I can't be totally concerned with everything I buy and do. It's just too exhausting. I would spend every waking minute trying to find good things to eat, and wear, and it's just too much. We can't go back to living like Little House on the Prairie, and I'm not going to become a granola-crunching vegan that makes her own feminine products and brushes her teeth with baking soda. I'm a good person, but we have to make compromises and priorities. I donate to charity, I try and buy organic meat, I recycle and compost. I do what I can. 

But I'm finding that if I choose to be aware- if I don't lie to myself and I admit when I am making choices that don't jive with my values- if I look at my behaviour critically instead of just lapsing into guilt and despair, and if I take it One Step At A Time, slowly changing my habits and decisions, I find that I can do it. We can do it. I make decisions every day that don't support my values. I know that. It's not okay, but I'm working on it. I'm not a bad person, I'm a work in progress. I also make good decisions every day, and I'm proud of myself for that. I smile every time I change a diaper (okay maybe not every time), because I'm thrilled that I made the decision not to use disposables, even though many people told me flat-out I was nuts. I stopped buying a lot of the pre-made meals I used to keep on hand in the freezer so we could afford to make the switch to local, organic milk and eggs.

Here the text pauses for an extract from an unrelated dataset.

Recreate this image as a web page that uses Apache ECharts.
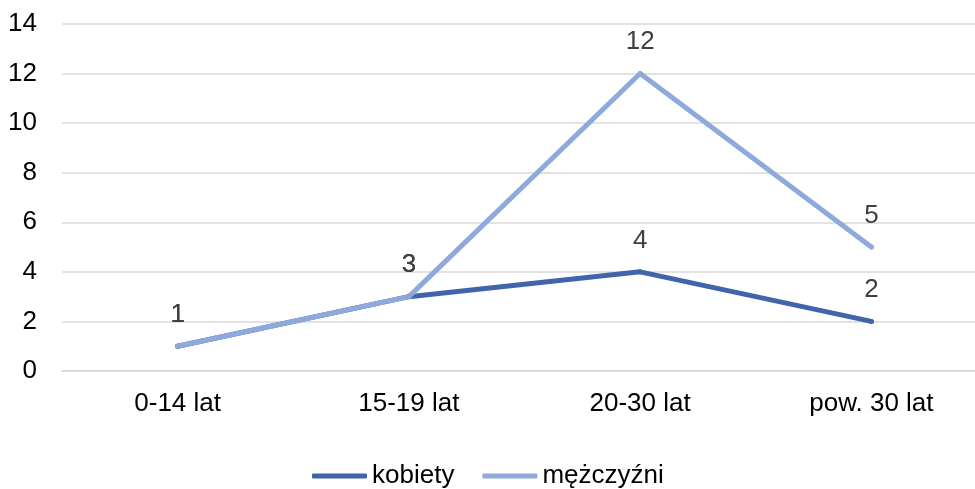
<!DOCTYPE html>
<html><head><meta charset="utf-8">
<script src="https://cdn.jsdelivr.net/npm/echarts@6/dist/echarts.min.js"></script>
<style>html,body{margin:0;padding:0;background:#fff;overflow:hidden;width:975px;height:489px}#c{width:990px;height:489px}</style>
</head><body><div id="c"></div>
<script>
var categories = ['0-14 lat', '15-19 lat', '20-30 lat', 'pow. 30 lat'];
var kobiety = [1, 3, 4, 2];
var mezczyzni = [1, 3, 12, 5];
var yTicks = {min: 0, max: 14, interval: 2};
var seriesNames = ['kobiety', 'mężczyźni'];
var colors = ['#4164AC', '#8EA9DB'];

var font = 'Liberation Sans, Arial, sans-serif';
var chart = echarts.init(document.getElementById('c'));
function mk(name, data, color) {
  return {
    name: name, type: 'line', data: data,
    symbol: 'circle', symbolSize: 5,
    itemStyle: {color: color},
    lineStyle: {color: color, width: 5, cap: 'round', join: 'round'},
    label: {show: true, position: 'top', distance: 16, color: '#404040', fontSize: 26, fontFamily: font},
    emphasis: {disabled: true},
    animation: false
  };
}
chart.setOption({
  animation: false,
  grid: {left: 62, width: 925, top: 24, bottom: 118},
  legend: {
    data: seriesNames.map(function (n, i) { return {name: n, icon: 'roundRect', itemStyle: {color: colors[i]}}; }),
    top: 458, left: 307, itemWidth: 55, itemHeight: 5, itemGap: 28,
    textStyle: {fontSize: 26, color: '#000', fontFamily: font}
  },
  xAxis: {
    type: 'category', data: categories, boundaryGap: true,
    axisLine: {lineStyle: {color: '#D9D9D9', width: 1.5}},
    axisTick: {show: false},
    axisLabel: {color: '#000', fontSize: 26, fontFamily: font, margin: 20}
  },
  yAxis: {
    type: 'value', min: yTicks.min, max: yTicks.max, interval: yTicks.interval,
    axisLine: {show: false}, axisTick: {show: false},
    splitLine: {lineStyle: {color: '#D9D9D9', width: 1.5}},
    axisLabel: {color: '#000', fontSize: 26, fontFamily: font, margin: 25}
  },
  series: [mk(seriesNames[0], kobiety, colors[0]), mk(seriesNames[1], mezczyzni, colors[1])]
});
</script></body></html>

Project Made in China is over, but I am going to do my best to stick with my new habits. The red string is staying on my wallet and label reading has almost become an automatic instinct. I have no plans to go to Walmart anytime soon. I accept the fact that things I am accustomed to paying next to nothing for are going to cost us more now. I will be buying more things second-hand, especially baby stuff, and learning how to make more things. This experience has been hard, incredibly frustrating, and very rewarding. 30 days felt like an awfully long haul, but I know it was just the first step.

The greatest lesson my Dad ever taught me was how to eat an elephant. One bite at a time.